Your inner child—the part of you that holds your earliest experiences of love—might be running your adult relationships. If that child learned that:

  • Love is scarce and must be fought for
  • You're only valuable when you're useful to others
  • Chaos is normal and calm is suspicious
  • Your needs don't matter as much as keeping others happy

Then red flag behaviors will feel familiar, even comforting. Your inner child would rather have painful attention than no attention at all.

Breaking the Pattern

1. Recognize Your Trauma Responses

When someone treats you poorly, notice if you immediately start:

  • Making excuses for their behavior
  • Blaming yourself
  • Trying harder to win their approval
  • Feeling more attracted to them because of the challenge

2. Separate Past from Present

Ask yourself: "Am I responding to this person, or to the person who hurt me in the past?" Your current partner is not responsible for healing your childhood wounds.

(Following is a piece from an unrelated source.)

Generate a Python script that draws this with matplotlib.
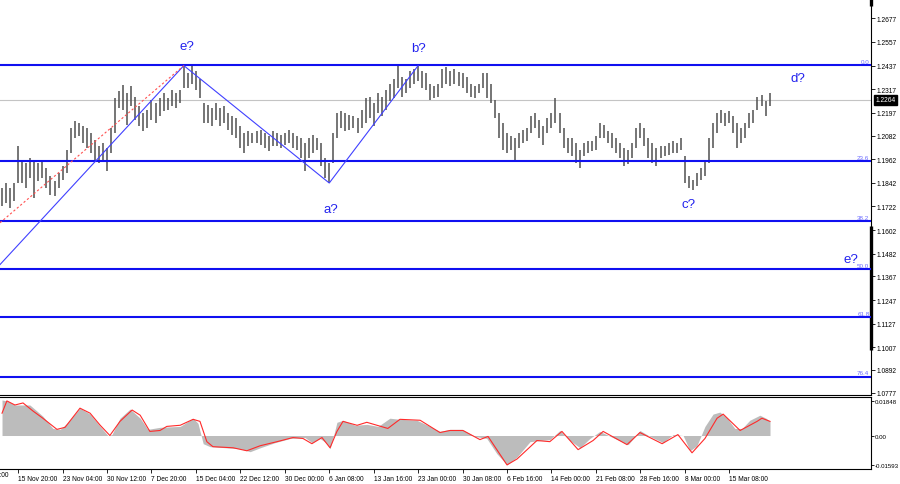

3. Practice Sitting with Discomfort

When someone treats you consistently well, notice the urge to create drama or push them away. Sit with the discomfort of being truly valued.

4. Trust Actions Over Words

Stop focusing on their potential or their explanations. Look at patterns of behavior over time. How do they make you feel on a regular basis?

Remember: Someone who truly loves you won't make you question your sanity, worth, or reality.

What Healthy Love Actually Looks Like

If you've never experienced it, healthy love might feel foreign:

  • Consistent rather than intense
  • Peaceful rather than chaotic
  • Secure rather than anxious
  • Accepting rather than conditional
  • Supportive rather than competitive

Healthy love doesn't feel like a drug. It feels like coming home.

The Bottom Line

You're not broken for being attracted to people who hurt you. You're responding to familiar patterns your nervous system learned to associate with love.

But you can retrain your nervous system. You can learn to recognize love that doesn't require you to suffer for it. You can break the cycle that keeps you settling for crumbs when you deserve the whole meal.

It starts with recognizing that you are worthy of love that feels safe, consistent, and peaceful. Your inner child might resist this truth, but your adult self deserves to heal.